Banjir Jabodetabek Ibarat Tim Sepakbola, Kebobolan Terus…

0
803

Jakarta – Sejumlah wilayah Ibu Kota Jakarta terendam banjir dalam beberapa hari terakhir. Banjir juga melanda kota-kota penyangga di sekitarnya, yakni Bogor, Depok, Tangerang dan Bekasi, atau biasa disebut Jabodetabek.

Melihat fenomena banjir yang berulang, Ketua Umum Pengurus Nasional Ikatan Ahli Perencanaan (IAP) Hendricus Andy Simarmata menganalogikan banjir Jadetabek ini seperti permainan sepakbola yang dibiarkan kebobolan terus-menerus. “Ada pemain belakang yang sering kebobolan, pemain tengah yang mudah kecolongan bola, dan pemain depan yang tumpul tidak bisa mencetak gol,” tukas Andy kepada redaksi industriproperti.com, Minggu  21 Februari 2021.

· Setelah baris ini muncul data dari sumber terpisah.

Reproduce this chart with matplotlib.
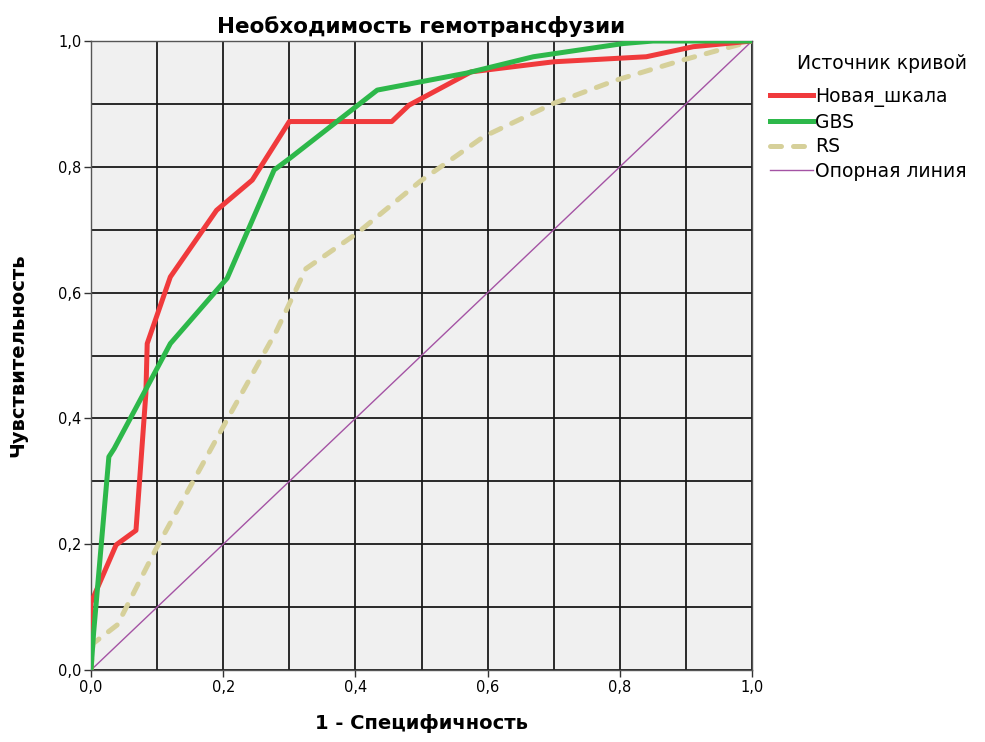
import matplotlib
matplotlib.use("Agg")
import matplotlib.pyplot as plt
from matplotlib.ticker import MultipleLocator, FuncFormatter

plt.rcParams['font.family'] = ['DejaVu Sans']

# ROC curves: 1 - specificity (fpr) vs sensitivity (tpr)
new_fpr = [0.0, 0.0, 0.0, 0.038, 0.068, 0.083, 0.085, 0.12, 0.19, 0.244, 0.30, 0.455, 0.481, 0.575, 0.70, 0.84, 0.911, 1.0]
new_tpr = [0.0, 0.064, 0.107, 0.199, 0.222, 0.44, 0.519, 0.625, 0.731, 0.779, 0.872, 0.872, 0.898, 0.951, 0.967, 0.975, 0.991, 1.0]

gbs_fpr = [0.0, 0.004, 0.027, 0.035, 0.12, 0.206, 0.277, 0.30, 0.433, 0.498, 0.568, 0.669, 0.805, 0.85, 1.0]
gbs_tpr = [0.0, 0.06, 0.339, 0.352, 0.519, 0.623, 0.795, 0.813, 0.922, 0.935, 0.949, 0.975, 0.996, 1.0, 1.0]

rs_fpr = [0.0, 0.003, 0.04, 0.097, 0.20, 0.281, 0.325, 0.402, 0.498, 0.594, 0.70, 0.795, 0.896, 1.0]
rs_tpr = [0.0, 0.042, 0.072, 0.19, 0.387, 0.54, 0.638, 0.694, 0.777, 0.848, 0.901, 0.938, 0.97, 1.0]

ref_x = [0.0, 1.0]
ref_y = [0.0, 1.0]

series_names = ["Новая_шкала", "GBS", "RS", "Опорная линия"]

fig = plt.figure(figsize=(9.85, 7.42), dpi=100)
ax = fig.add_axes([0.0924, 0.097, 0.6711, 0.8477])
ax.set_facecolor("#f0f0f0")

ax.plot(new_fpr, new_tpr, color="#f03a3c", lw=3.6, solid_joinstyle="round", label=series_names[0], zorder=4)
ax.plot(gbs_fpr, gbs_tpr, color="#2db84a", lw=3.6, solid_joinstyle="round", label=series_names[1], zorder=4)
ax.plot(rs_fpr, rs_tpr, color="#d6d09a", lw=3.6, dashes=(2.2, 2.4), dash_capstyle="round",
        label=series_names[2], zorder=3)
ax.plot(ref_x, ref_y, color="#a453a4", lw=1.0, label=series_names[3], zorder=2)

ax.set_xlim(0, 1)
ax.set_ylim(0, 1)
ax.xaxis.set_major_locator(MultipleLocator(0.2))
ax.yaxis.set_major_locator(MultipleLocator(0.2))
ax.xaxis.set_minor_locator(MultipleLocator(0.1))
ax.yaxis.set_minor_locator(MultipleLocator(0.1))
fmt = FuncFormatter(lambda v, p: f"{v:.1f}".replace(".", ","))
ax.xaxis.set_major_formatter(fmt)
ax.yaxis.set_major_formatter(fmt)
ax.grid(which="both", color="#1a1a1a", lw=1.3, zorder=1)
ax.set_axisbelow(True)
ax.tick_params(which="major", length=5, width=1, color="#333333", labelsize=10.5, pad=2)
ax.tick_params(which="minor", length=0)
for s in ax.spines.values():
    s.set_color("#555555")
    s.set_linewidth(1.0)

ax.set_title("Необходимость гемотрансфузии", fontsize=15.5, fontweight="bold", pad=6)
ax.set_xlabel("1 - Специфичность", fontsize=14, fontweight="bold", labelpad=14)
ax.set_ylabel("Чувствительность", fontsize=14, fontweight="bold", labelpad=22)

leg = ax.legend(title="Источник кривой", loc="upper left", bbox_to_anchor=(1.01, 0.997),
                frameon=False, fontsize=13.5, title_fontsize=13.5, handlelength=2.3,
                handletextpad=0.1, labelspacing=0.3, borderaxespad=0.2)
leg._legend_box.align = "right"
leg._legend_box.sep = 10

fig.savefig("out.png", dpi=100)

Pemain belakang (kiper dan bek) yang dimaksud Andy adalah wilayah di bagian hulu, yang sering kebobolan akibat perubahan pemanfaatan lahan yang tidak terkendali. “Hulu sebagai lini pertahanan sudah sering kebobolan. Konservasi lahan masih berjalan lamban hingga lahan utk serapan air sangat minim, yang pada akhirnya memicu banyak limpasan,” tegas Andy.

Sedangkan analogi pemain tengah adalah wilayah seperti Kabupaten Bogor, Kota Depok, Kota Tangerang dan Kota Tangerang Selatan sering kali kehilangan bola. Perumpamaan ini akibat banyaknya setu alam yang tidak terlindungi, hingga minimnya pembangunan polder untuk mengantisipasi banjir.

“Harusnya, daerah-daerah tersebut bisa melindungi dan memperkuat fungai setu-setu alam yang sudah ada. Keberadaan setu akan bermanfaat saat hujan deras terjadi, karena bisa menjadi tempat penampungan air yang sangat efektif,” ungkap Andy yang juga merupakan Urban Reader pada Thamrin School of Sustainability and Climate Change.

Lebih lanjut menurut Andy, daerah-daerah bagian tengah itu juga harus bisa menambah sempadan setu melalui penghijauan maupun polder yang dilakukan secara rutin dan terencana untuk mengurangi risiko terjadinya banjir.

Adapun Jakarta ibaratkan pemain depan yang tumpul. “Giant sea wall belum terbangun, polder dan sungai masih harus terus dikeruk sehingga kita juga kesulitan mencegah banjir rob,” tukas Andy.

Andy juga melihat bahwa early warning system (sistem peringatan dini) banjir di Jakarta tidak berjalan baik. Pun dengan kesiapan infrastruktur pengendalian banjir yang kapasitasnya tidak cukup menghadapi cuaca ekstrim.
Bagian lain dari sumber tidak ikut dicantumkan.